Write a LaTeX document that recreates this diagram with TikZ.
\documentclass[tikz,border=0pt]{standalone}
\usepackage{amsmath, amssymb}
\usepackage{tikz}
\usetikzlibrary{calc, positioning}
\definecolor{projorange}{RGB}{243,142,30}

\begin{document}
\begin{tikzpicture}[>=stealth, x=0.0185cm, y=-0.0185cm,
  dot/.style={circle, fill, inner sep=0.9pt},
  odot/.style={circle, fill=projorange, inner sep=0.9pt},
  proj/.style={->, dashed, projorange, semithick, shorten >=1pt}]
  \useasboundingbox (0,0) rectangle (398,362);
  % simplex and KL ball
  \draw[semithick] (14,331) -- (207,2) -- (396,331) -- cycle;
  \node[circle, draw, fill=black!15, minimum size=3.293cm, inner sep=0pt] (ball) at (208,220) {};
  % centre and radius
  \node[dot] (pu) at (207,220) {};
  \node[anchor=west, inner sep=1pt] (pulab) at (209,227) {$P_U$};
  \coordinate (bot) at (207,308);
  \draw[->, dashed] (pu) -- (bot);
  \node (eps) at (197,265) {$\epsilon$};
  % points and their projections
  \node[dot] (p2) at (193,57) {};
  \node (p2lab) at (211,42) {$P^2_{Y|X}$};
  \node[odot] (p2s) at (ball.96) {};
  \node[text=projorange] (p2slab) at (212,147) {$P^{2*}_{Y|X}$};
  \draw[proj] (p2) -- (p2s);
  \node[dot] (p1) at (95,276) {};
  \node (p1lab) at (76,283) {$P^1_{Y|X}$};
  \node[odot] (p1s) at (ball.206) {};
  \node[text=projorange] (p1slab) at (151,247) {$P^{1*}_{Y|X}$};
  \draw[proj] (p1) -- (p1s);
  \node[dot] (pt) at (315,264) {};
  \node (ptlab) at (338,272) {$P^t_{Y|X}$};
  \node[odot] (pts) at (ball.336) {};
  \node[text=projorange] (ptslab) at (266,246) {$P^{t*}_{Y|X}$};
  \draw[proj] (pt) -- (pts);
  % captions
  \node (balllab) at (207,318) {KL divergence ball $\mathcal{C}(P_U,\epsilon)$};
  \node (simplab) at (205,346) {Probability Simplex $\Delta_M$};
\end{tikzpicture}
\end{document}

* * *

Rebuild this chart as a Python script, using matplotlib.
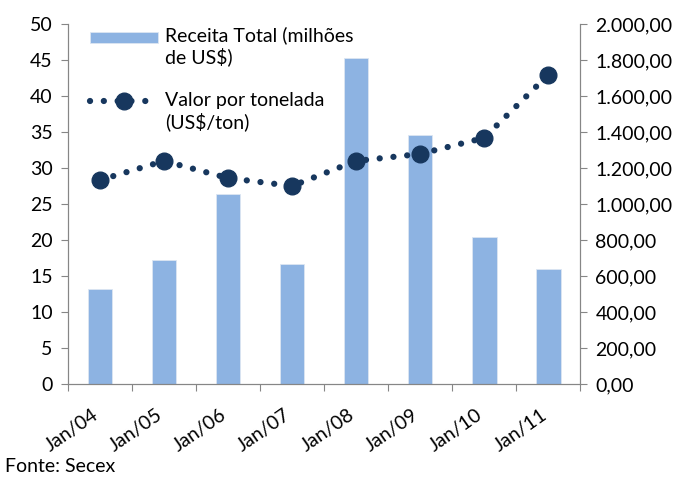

---

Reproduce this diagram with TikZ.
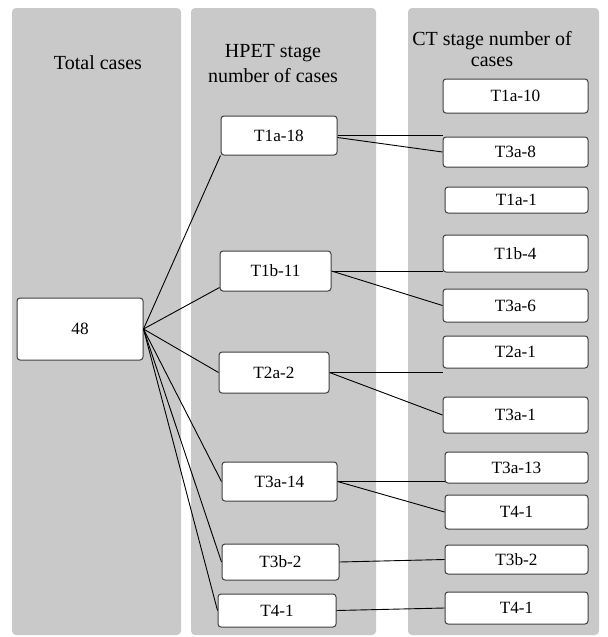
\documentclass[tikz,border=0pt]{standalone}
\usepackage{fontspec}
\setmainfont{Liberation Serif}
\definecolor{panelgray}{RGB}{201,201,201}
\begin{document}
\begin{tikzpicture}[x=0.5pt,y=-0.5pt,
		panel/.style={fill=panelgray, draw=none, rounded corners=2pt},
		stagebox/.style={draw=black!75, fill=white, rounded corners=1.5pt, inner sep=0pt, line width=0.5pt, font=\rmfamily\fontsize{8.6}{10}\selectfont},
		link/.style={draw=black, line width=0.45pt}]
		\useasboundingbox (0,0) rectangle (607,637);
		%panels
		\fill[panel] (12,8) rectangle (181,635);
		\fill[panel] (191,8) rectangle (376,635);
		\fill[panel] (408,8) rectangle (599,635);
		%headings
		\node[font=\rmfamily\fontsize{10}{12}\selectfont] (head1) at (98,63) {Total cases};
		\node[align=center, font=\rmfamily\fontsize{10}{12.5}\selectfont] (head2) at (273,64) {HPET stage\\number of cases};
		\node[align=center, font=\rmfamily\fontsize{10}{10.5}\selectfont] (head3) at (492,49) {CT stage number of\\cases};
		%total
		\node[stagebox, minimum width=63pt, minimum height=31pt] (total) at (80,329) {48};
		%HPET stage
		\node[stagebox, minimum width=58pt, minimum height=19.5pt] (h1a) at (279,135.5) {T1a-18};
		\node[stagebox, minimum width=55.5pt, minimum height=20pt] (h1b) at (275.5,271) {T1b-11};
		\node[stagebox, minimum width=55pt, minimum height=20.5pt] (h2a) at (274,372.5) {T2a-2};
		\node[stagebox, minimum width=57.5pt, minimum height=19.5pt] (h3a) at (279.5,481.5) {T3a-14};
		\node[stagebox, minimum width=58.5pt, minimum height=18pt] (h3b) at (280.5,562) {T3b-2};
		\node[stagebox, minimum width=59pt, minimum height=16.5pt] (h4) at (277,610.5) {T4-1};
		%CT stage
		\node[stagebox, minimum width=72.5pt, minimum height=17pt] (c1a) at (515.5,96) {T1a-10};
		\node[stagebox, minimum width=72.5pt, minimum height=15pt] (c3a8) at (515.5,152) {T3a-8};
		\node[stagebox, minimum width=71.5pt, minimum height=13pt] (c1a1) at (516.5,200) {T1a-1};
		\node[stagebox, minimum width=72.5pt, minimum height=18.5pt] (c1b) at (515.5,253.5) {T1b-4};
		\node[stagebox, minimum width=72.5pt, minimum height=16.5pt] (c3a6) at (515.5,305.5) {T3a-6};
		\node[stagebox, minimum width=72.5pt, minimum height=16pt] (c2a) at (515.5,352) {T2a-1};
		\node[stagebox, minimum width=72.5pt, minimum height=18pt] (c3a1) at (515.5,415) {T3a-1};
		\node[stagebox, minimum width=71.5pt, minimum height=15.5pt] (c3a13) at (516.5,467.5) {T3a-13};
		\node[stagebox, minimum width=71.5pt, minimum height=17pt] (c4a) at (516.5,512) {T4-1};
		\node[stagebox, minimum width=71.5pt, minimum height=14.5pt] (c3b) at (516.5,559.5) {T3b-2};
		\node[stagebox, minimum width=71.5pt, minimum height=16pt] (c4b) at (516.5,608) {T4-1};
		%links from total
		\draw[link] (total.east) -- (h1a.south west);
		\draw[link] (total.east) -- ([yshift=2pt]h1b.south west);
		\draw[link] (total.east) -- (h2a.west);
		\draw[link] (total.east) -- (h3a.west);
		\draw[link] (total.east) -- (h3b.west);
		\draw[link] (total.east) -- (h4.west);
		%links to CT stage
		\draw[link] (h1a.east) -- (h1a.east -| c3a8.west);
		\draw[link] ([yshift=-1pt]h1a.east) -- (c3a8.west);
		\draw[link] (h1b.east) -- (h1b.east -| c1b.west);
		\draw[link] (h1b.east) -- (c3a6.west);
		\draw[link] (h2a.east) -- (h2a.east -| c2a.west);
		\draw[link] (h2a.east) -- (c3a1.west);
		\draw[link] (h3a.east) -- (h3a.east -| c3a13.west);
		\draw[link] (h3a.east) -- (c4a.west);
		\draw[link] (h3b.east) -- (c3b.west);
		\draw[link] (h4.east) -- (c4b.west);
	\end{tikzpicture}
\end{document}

### Problem
Copy the lines from the entries above in which the word "with" appears.

### The result
Write a LaTeX document that recreates this diagram with TikZ.
Reproduce this diagram with TikZ.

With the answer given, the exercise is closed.